Luc Besson is the Del Boy of the scriptwriting world. When he’s doing things for himself, he has an admirable gift for a good story (Leon and Nikita being two prime examples of Besson quality) but when he’s writing for other directors, it’s all too easy to imagine him selling them from beneath a trench coat (“Psst, buddy. Wanna buy a script?”) or flogging them wholesale out of the back of a van.
Colombiana is the latest script to fall of the back of Besson’s speeding wagon and like all merchandise from suspicious sources it stops working a few minutes after you get it home. It sees Zoe Saldana (beautiful but way too thin, with legs that look like they’re made of breadsticks) as Cataleya, a hitman (hitwoman?), named after an indigenous species of flowering orchid, out for revenge against the mobsters who killed her parents.
Despite a promising early scene in which a 10 year old Cataleya escapes her pursuers in a rooftop chase, Colombiana first stumbles, then trips down a narrative stairwell, shattering every bone on the way down before crawling away to die in a crumpled and broken heap.
There’s nothing wrong with Saldana’s performance (even if her legs do look like they’re about to snap in half in the next stiff breeze) – she’s believably lithe and athletic so her scrambling through ventilation shafts is certainly plausible.

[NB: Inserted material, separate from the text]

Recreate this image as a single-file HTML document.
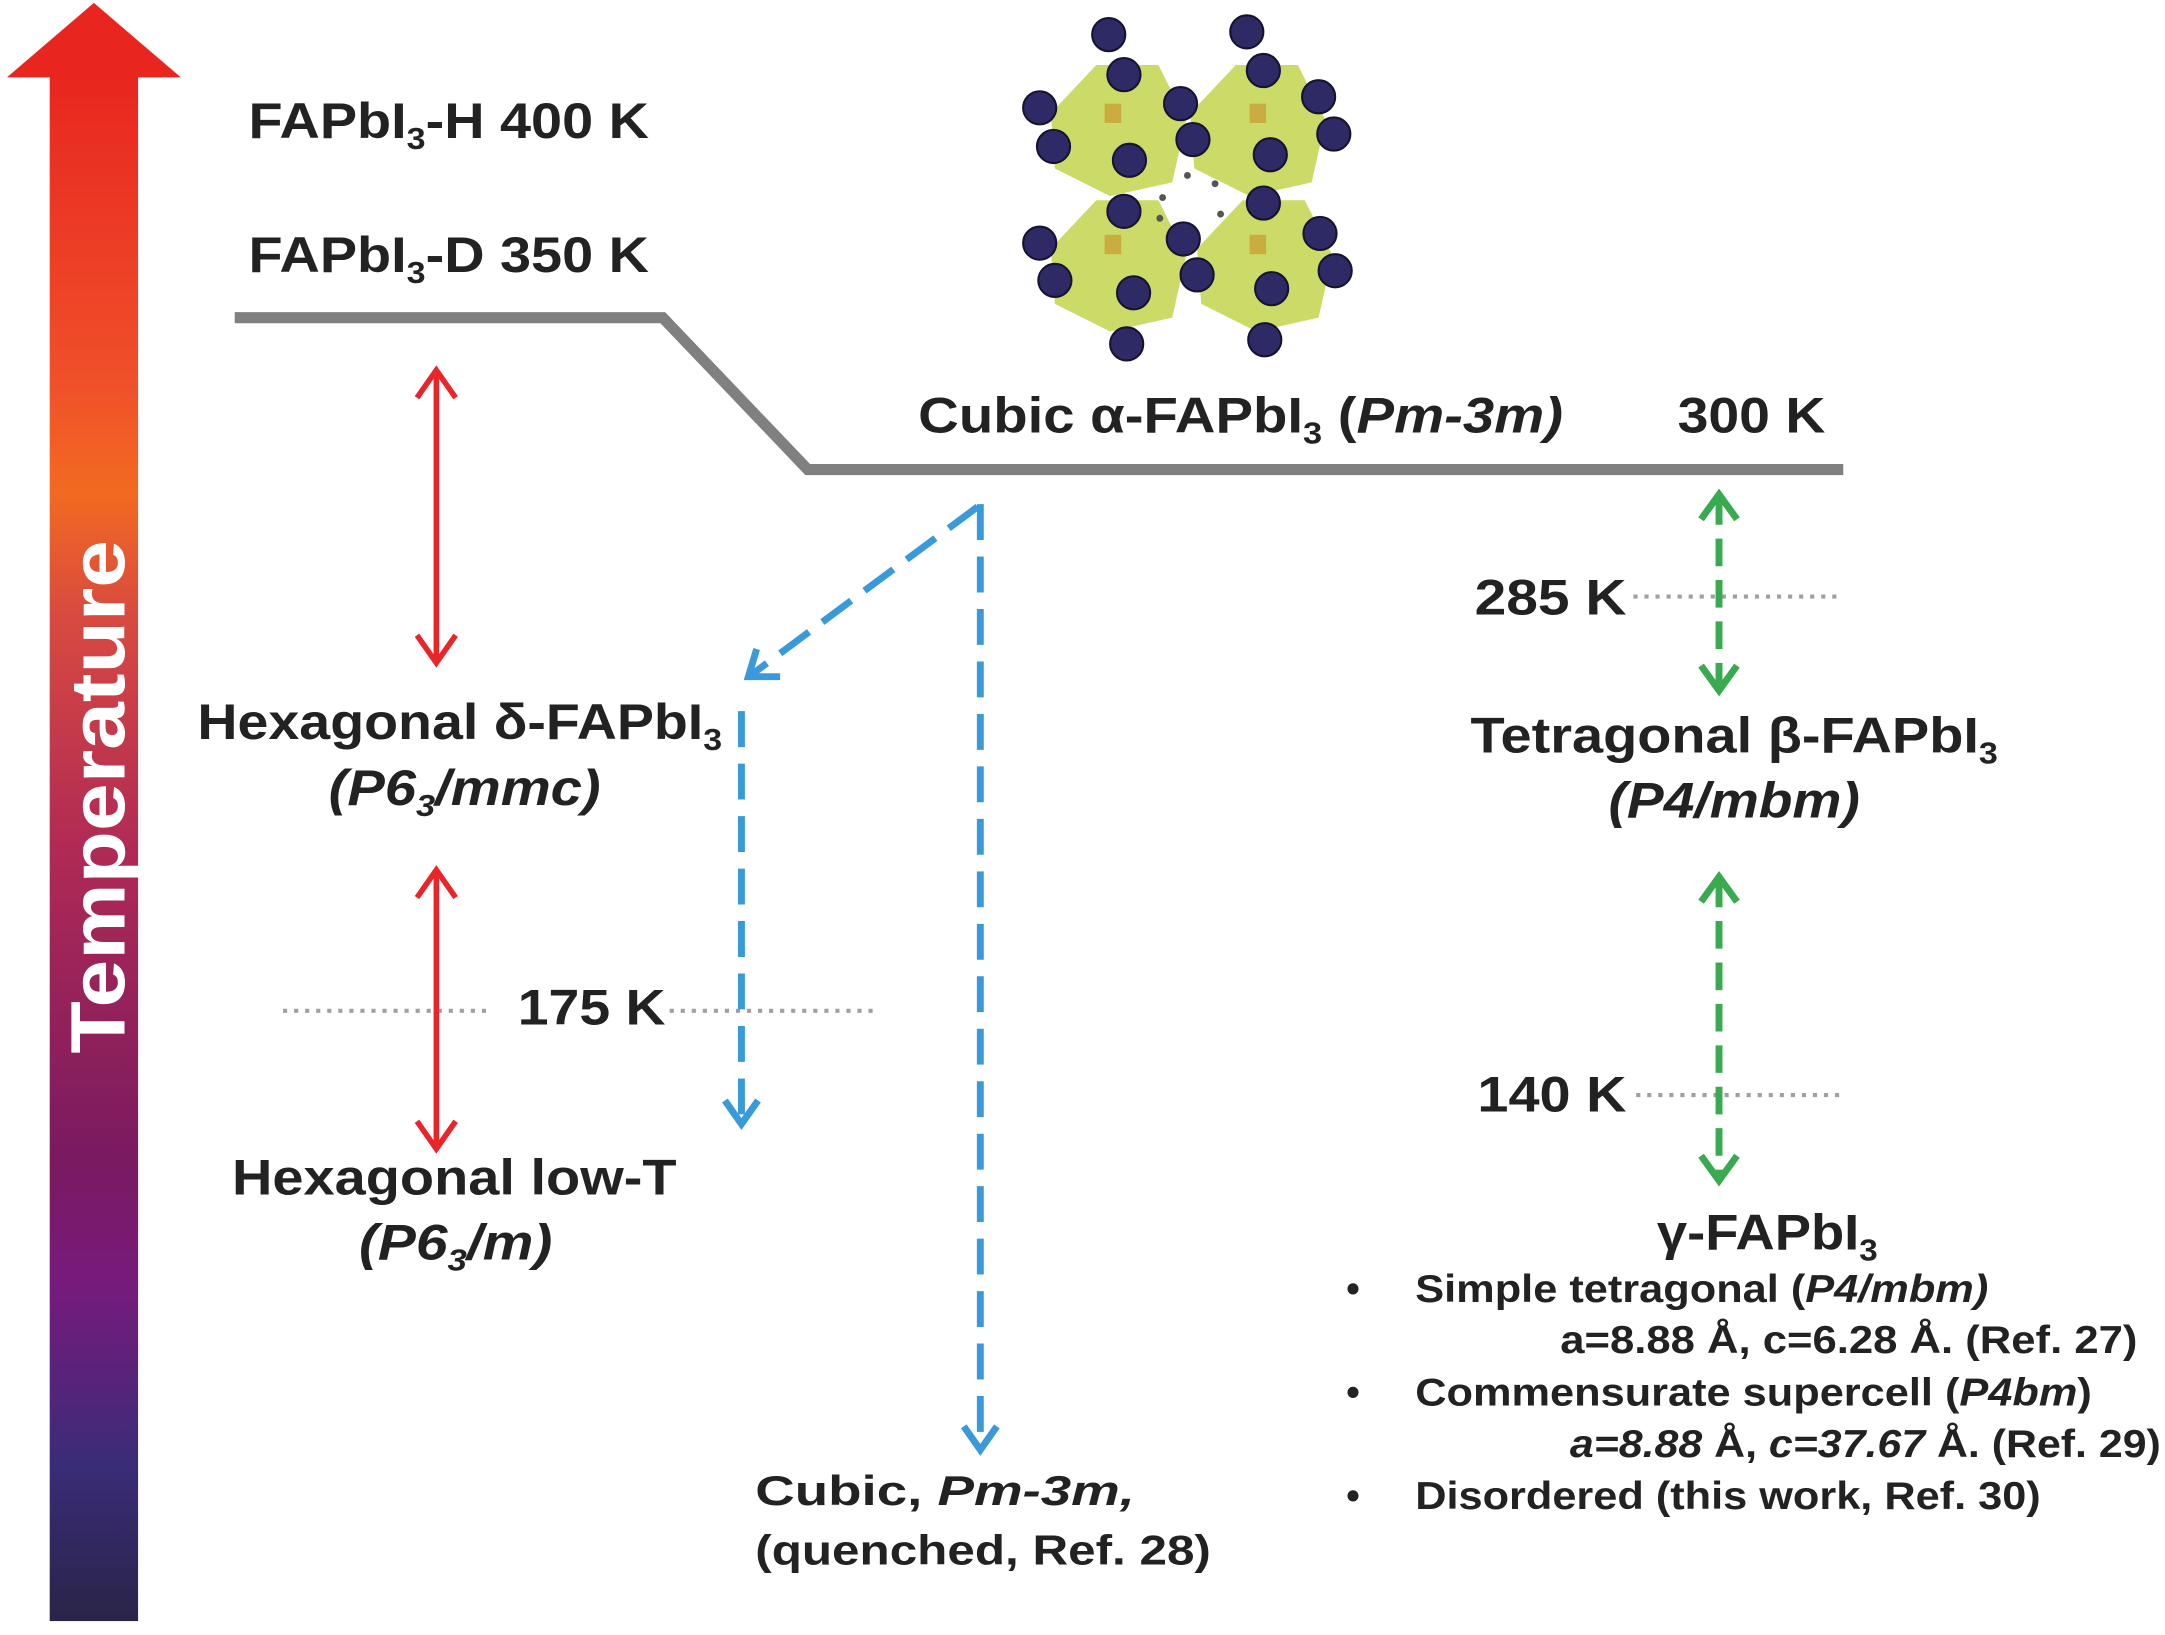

It’s a shame the same can’t be said about Besson’s script which has all the finesse of a half-blind hunchback.
It frequently makes little sense and contradicts itself at every turn. For example, after chasing a young Cataleya, the pursuing mobsters are reprimanded for taking shots at her, only to open fire with more high powered ordnance than can be found in Charlton Heston’s basement only moments later with hardly a blink. The plot thuds along with all the predictability of clockwork cliché machine – all plot holes, appalling dialogue and paper-thin contrivances.
It’s frustratingly lazy. Cataleya keeps a lover who she occasionally visits by breaking into his house for some nookie but he knows nothing about her, not even her real name. So when he declares his undying love for her later on in the film, it’s clearly just an attempt to squeeze some emotional juice out of a narrative lemon.
There are so many coincidences, so many convenient plot points, so many obviously written sections (sample: “What’s that? A Cataleya?” “How do you know?” “Oh my wife’s Colombian”), that it’s at first funny, then irritating and finally utterly maddening.
Oliver Megaton directs with all the subtlety that his name would suggest – action scenes are either alarmingly hammy or just plainly dull – only the childhood escape sequence has anything approaching a pulse. He also seems to have a worrying obsession with Saldana’s nipples – as if she were required to have a cold shower before every scene. Either that, or in addition to killing people, she’s been moonlighting as the world’s most successful peanut smuggler.
Colombiana is a woeful excuse for an action movie. There’s promise at the beginning when it seems that Besson might further develop the “child becomes professional killer” trope. But for the most part, it plays out like a worn out and terrible joke.